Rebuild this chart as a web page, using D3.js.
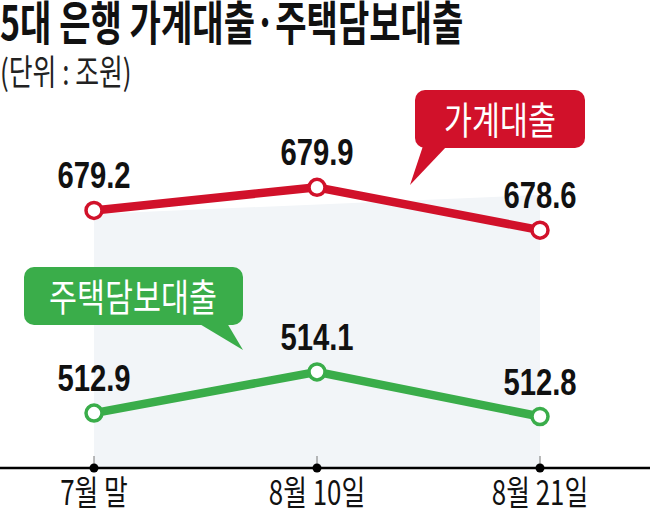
<!DOCTYPE html>
<html>
<head>
<meta charset="utf-8">
<script src="https://cdn.jsdelivr.net/npm/d3@7"></script>
<style>
  body { margin: 0; background: #fff; }
  svg { display: block; }
</style>
</head>
<body>
<div id="chart"></div>
<script>
// data
const dates = ["7월 말", "8월 10일", "8월 21일"];
const household = [679.2, 679.9, 678.6];   // 가계대출
const mortgage = [512.9, 514.1, 512.8];    // 주택담보대출

const width = 650, height = 515;
const red = "#d1112a", green = "#3aad4a", shade = "#f2f5f8";
const krFont = "'Noto Sans CJK KR', 'Noto Sans', sans-serif";
const numFont = "'Liberation Sans Narrow', 'Arial Narrow', 'Liberation Sans', Arial, sans-serif";

const svg = d3.select("#chart")
  .append("svg")
  .attr("width", width)
  .attr("height", height);

// squeeze text horizontally like the condensed newspaper font
function condense(sel, factor) {
  sel.each(function () {
    const len = this.getComputedTextLength();
    d3.select(this)
      .attr("textLength", len * factor)
      .attr("lengthAdjust", "spacingAndGlyphs");
  });
}

// scales (chart is not drawn to one common scale, each series gets its own)
const x = d3.scalePoint().domain(dates).range([94, 540]);
const yRed = d3.scaleLinear().domain([678, 680]).range([250, 184]);
const yGreen = d3.scaleLinear().domain([512, 515]).range([444, 341]);
const axisY = 468;

// background shading
svg.append("path")
  .attr("d", `M${x(dates[0])},214 L${x(dates[2])},195 L${x(dates[2])},${axisY} L${x(dates[0])},${axisY} Z`)
  .attr("fill", shade);

// tick lines
svg.selectAll(".tick-line")
  .data(dates)
  .join("line")
  .attr("x1", d => x(d)).attr("x2", d => x(d))
  .attr("y1", axisY - 12).attr("y2", axisY)
  .attr("stroke", "#777")
  .attr("stroke-width", 1);

// axis
svg.append("line")
  .attr("x1", 0).attr("x2", width)
  .attr("y1", axisY).attr("y2", axisY)
  .attr("stroke", "#000")
  .attr("stroke-width", 2.5);

svg.selectAll(".tick-dot")
  .data(dates)
  .join("circle")
  .attr("cx", d => x(d))
  .attr("cy", axisY)
  .attr("r", 4.5)
  .attr("fill", "#000");

svg.selectAll(".x-label")
  .data(dates)
  .join("text")
  .attr("x", d => x(d))
  .attr("y", 505)
  .attr("text-anchor", "middle")
  .attr("font-family", krFont)
  .attr("font-size", 34)
  .attr("fill", "#111")
  .text(d => d)
  .call(condense, 0.76);

// series
function drawSeries(values, yScale, color) {
  const pts = values.map((v, i) => ({ date: dates[i], value: v }));
  const line = d3.line().x(d => x(d.date)).y(d => yScale(d.value));

  svg.append("path")
    .datum(pts)
    .attr("d", line)
    .attr("fill", "none")
    .attr("stroke", color)
    .attr("stroke-width", 8.5)
    .attr("stroke-linejoin", "round");

  svg.selectAll(null)
    .data(pts)
    .join("circle")
    .attr("cx", d => x(d.date))
    .attr("cy", d => yScale(d.value))
    .attr("r", 8)
    .attr("fill", "#fff")
    .attr("stroke", color)
    .attr("stroke-width", 3.5);

  svg.selectAll(null)
    .data(pts)
    .join("text")
    .attr("x", d => x(d.date))
    .attr("y", d => yScale(d.value) - 22)
    .attr("text-anchor", "middle")
    .attr("font-family", numFont)
    .attr("font-weight", "bold")
    .attr("font-size", 37)
    .attr("fill", "#111")
    .text(d => d.value.toFixed(1))
    .call(condense, 0.79);
}

drawSeries(household, yRed, red);
drawSeries(mortgage, yGreen, green);

// callouts
function callout(box, tail, color, label, textX, textY) {
  const g = svg.append("g");
  g.append("rect")
    .attr("x", box[0]).attr("y", box[1])
    .attr("width", box[2]).attr("height", box[3])
    .attr("rx", 10)
    .attr("fill", color);
  g.append("path")
    .attr("d", "M" + tail.map(p => p.join(",")).join("L") + "Z")
    .attr("fill", color);
  g.append("text")
    .attr("x", textX).attr("y", textY)
    .attr("text-anchor", "middle")
    .attr("font-family", krFont)
    .attr("font-size", 38)
    .attr("fill", "#fff")
    .text(label)
    .call(condense, 0.8);
}

callout([415, 90, 170, 58], [[423, 146], [447, 146], [410, 185]], red, "가계대출", 500, 134);
callout([24, 267, 219, 58], [[198, 323], [227, 323], [243, 350]], green, "주택담보대출", 133, 311);

// titles
svg.append("text")
  .attr("x", 0).attr("y", 40)
  .attr("font-family", krFont)
  .attr("font-weight", "bold")
  .attr("font-size", 47)
  .attr("fill", "#111")
  .text("5대 은행 가계대출·주택담보대출")
  .call(condense, 0.725);

svg.append("text")
  .attr("x", 0).attr("y", 85)
  .attr("font-family", krFont)
  .attr("font-size", 35)
  .attr("fill", "#222")
  .text("(단위 : 조원)")
  .call(condense, 0.74);
</script>
</body>
</html>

********************

Task requirements:
Reproduce the full listing faithfully, but do not carry over any pictures.

Answer for this exercise:
Rebuild this chart as a web page, using D3.js.
<!DOCTYPE html>
<html>
<head>
<meta charset="utf-8">
<script src="https://cdn.jsdelivr.net/npm/d3@7"></script>
<style>
  body { margin: 0; background: #fff; }
  svg { display: block; }
</style>
</head>
<body>
<div id="chart"></div>
<script>
// data
const dates = ["7월 말", "8월 10일", "8월 21일"];
const household = [679.2, 679.9, 678.6];   // 가계대출
const mortgage = [512.9, 514.1, 512.8];    // 주택담보대출

const width = 650, height = 515;
const red = "#d1112a", green = "#3aad4a", shade = "#f2f5f8";
const krFont = "'Noto Sans CJK KR', 'Noto Sans', sans-serif";
const numFont = "'Liberation Sans Narrow', 'Arial Narrow', 'Liberation Sans', Arial, sans-serif";

const svg = d3.select("#chart")
  .append("svg")
  .attr("width", width)
  .attr("height", height);

// squeeze text horizontally like the condensed newspaper font
function condense(sel, factor) {
  sel.each(function () {
    const len = this.getComputedTextLength();
    d3.select(this)
      .attr("textLength", len * factor)
      .attr("lengthAdjust", "spacingAndGlyphs");
  });
}

// scales (chart is not drawn to one common scale, each series gets its own)
const x = d3.scalePoint().domain(dates).range([94, 540]);
const yRed = d3.scaleLinear().domain([678, 680]).range([250, 184]);
const yGreen = d3.scaleLinear().domain([512, 515]).range([444, 341]);
const axisY = 468;

// background shading
svg.append("path")
  .attr("d", `M${x(dates[0])},214 L${x(dates[2])},195 L${x(dates[2])},${axisY} L${x(dates[0])},${axisY} Z`)
  .attr("fill", shade);

// tick lines
svg.selectAll(".tick-line")
  .data(dates)
  .join("line")
  .attr("x1", d => x(d)).attr("x2", d => x(d))
  .attr("y1", axisY - 12).attr("y2", axisY)
  .attr("stroke", "#777")
  .attr("stroke-width", 1);

// axis
svg.append("line")
  .attr("x1", 0).attr("x2", width)
  .attr("y1", axisY).attr("y2", axisY)
  .attr("stroke", "#000")
  .attr("stroke-width", 2.5);

svg.selectAll(".tick-dot")
  .data(dates)
  .join("circle")
  .attr("cx", d => x(d))
  .attr("cy", axisY)
  .attr("r", 4.5)
  .attr("fill", "#000");

svg.selectAll(".x-label")
  .data(dates)
  .join("text")
  .attr("x", d => x(d))
  .attr("y", 505)
  .attr("text-anchor", "middle")
  .attr("font-family", krFont)
  .attr("font-size", 34)
  .attr("fill", "#111")
  .text(d => d)
  .call(condense, 0.76);

// series
function drawSeries(values, yScale, color) {
  const pts = values.map((v, i) => ({ date: dates[i], value: v }));
  const line = d3.line().x(d => x(d.date)).y(d => yScale(d.value));

  svg.append("path")
    .datum(pts)
    .attr("d", line)
    .attr("fill", "none")
    .attr("stroke", color)
    .attr("stroke-width", 8.5)
    .attr("stroke-linejoin", "round");

  svg.selectAll(null)
    .data(pts)
    .join("circle")
    .attr("cx", d => x(d.date))
    .attr("cy", d => yScale(d.value))
    .attr("r", 8)
    .attr("fill", "#fff")
    .attr("stroke", color)
    .attr("stroke-width", 3.5);

  svg.selectAll(null)
    .data(pts)
    .join("text")
    .attr("x", d => x(d.date))
    .attr("y", d => yScale(d.value) - 22)
    .attr("text-anchor", "middle")
    .attr("font-family", numFont)
    .attr("font-weight", "bold")
    .attr("font-size", 37)
    .attr("fill", "#111")
    .text(d => d.value.toFixed(1))
    .call(condense, 0.79);
}

drawSeries(household, yRed, red);
drawSeries(mortgage, yGreen, green);

// callouts
function callout(box, tail, color, label, textX, textY) {
  const g = svg.append("g");
  g.append("rect")
    .attr("x", box[0]).attr("y", box[1])
    .attr("width", box[2]).attr("height", box[3])
    .attr("rx", 10)
    .attr("fill", color);
  g.append("path")
    .attr("d", "M" + tail.map(p => p.join(",")).join("L") + "Z")
    .attr("fill", color);
  g.append("text")
    .attr("x", textX).attr("y", textY)
    .attr("text-anchor", "middle")
    .attr("font-family", krFont)
    .attr("font-size", 38)
    .attr("fill", "#fff")
    .text(label)
    .call(condense, 0.8);
}

callout([415, 90, 170, 58], [[423, 146], [447, 146], [410, 185]], red, "가계대출", 500, 134);
callout([24, 267, 219, 58], [[198, 323], [227, 323], [243, 350]], green, "주택담보대출", 133, 311);

// titles
svg.append("text")
  .attr("x", 0).attr("y", 40)
  .attr("font-family", krFont)
  .attr("font-weight", "bold")
  .attr("font-size", 47)
  .attr("fill", "#111")
  .text("5대 은행 가계대출·주택담보대출")
  .call(condense, 0.725);

svg.append("text")
  .attr("x", 0).attr("y", 85)
  .attr("font-family", krFont)
  .attr("font-size", 35)
  .attr("fill", "#222")
  .text("(단위 : 조원)")
  .call(condense, 0.74);
</script>
</body>
</html>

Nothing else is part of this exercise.